By Christine DiBlasio

The buzz around town is the release of a “high risk sex offender”.  Here is the link: High Risk Sex Offender Released in Burlington,  if you would like to read more.  Surely you have seen this already as it has been all over the news and social media.

The fear is real.

Today, we have had a record number of requests for our women’s self-defense classes. I can’t even respond to them all.  Individuals, companies, mothers and daughters, groups of friends; women of all ages who share one thing:

Their fear is real.

I have a daughter who lives downtown and I know several young women who live there as well.

MY fear is real.

Not only has the news been covering this man’s release, but various police departments have been posting tips for women on how to keep yourself safe.  On the surface, this is great. Below the surface, it is beyond infuriating.  Look at this detailed page of well intentioned tips.

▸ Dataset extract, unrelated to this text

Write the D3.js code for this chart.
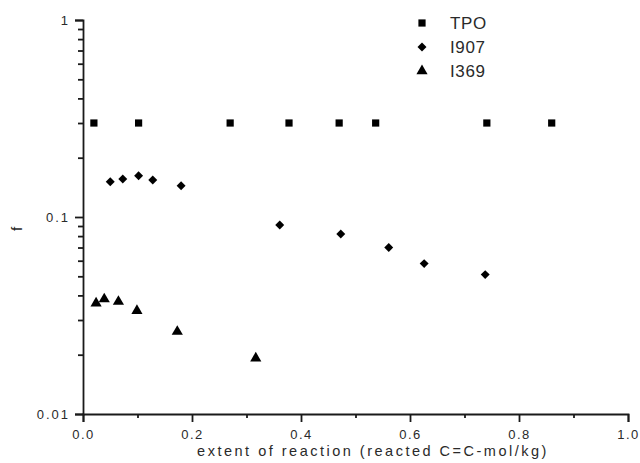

It is a very long list of what women should or should not do.  Let me get this straight: a high risk offender is released, and now I—and all women–have even more things to do. His freedom has cost me mine.

A List for Change

Aren’t we missing the point with these lists?

Truthfully, I wasn’t really free anyway.  These lists aren’t new.  I grew up with lists of things that girls/women should or should not do regarding our safety and many, many other things. Perhaps you did too.

I think we are making lists for the wrong people. To borrow a quote that I heard at a wonderful UVM conference yesterday on “Dismantling Rape Culture”:

Rather than learning to accept the things that we cannot change, we need to change the things that we cannot accept.”

I cannot accept that the best that we can do is to make lists for women or other potential victims.  This only underestimates the power of men in being an instrumental part of the solution and it ignores the bigger picture of our culture and community.  And it places the responsibility for safety on the potential victim rather than on the perpetrator who actually owns responsibility for his/her actions.

We can do better.  If we must make a list, let’s make one for how we can create a community of respect, connection, peace and safety.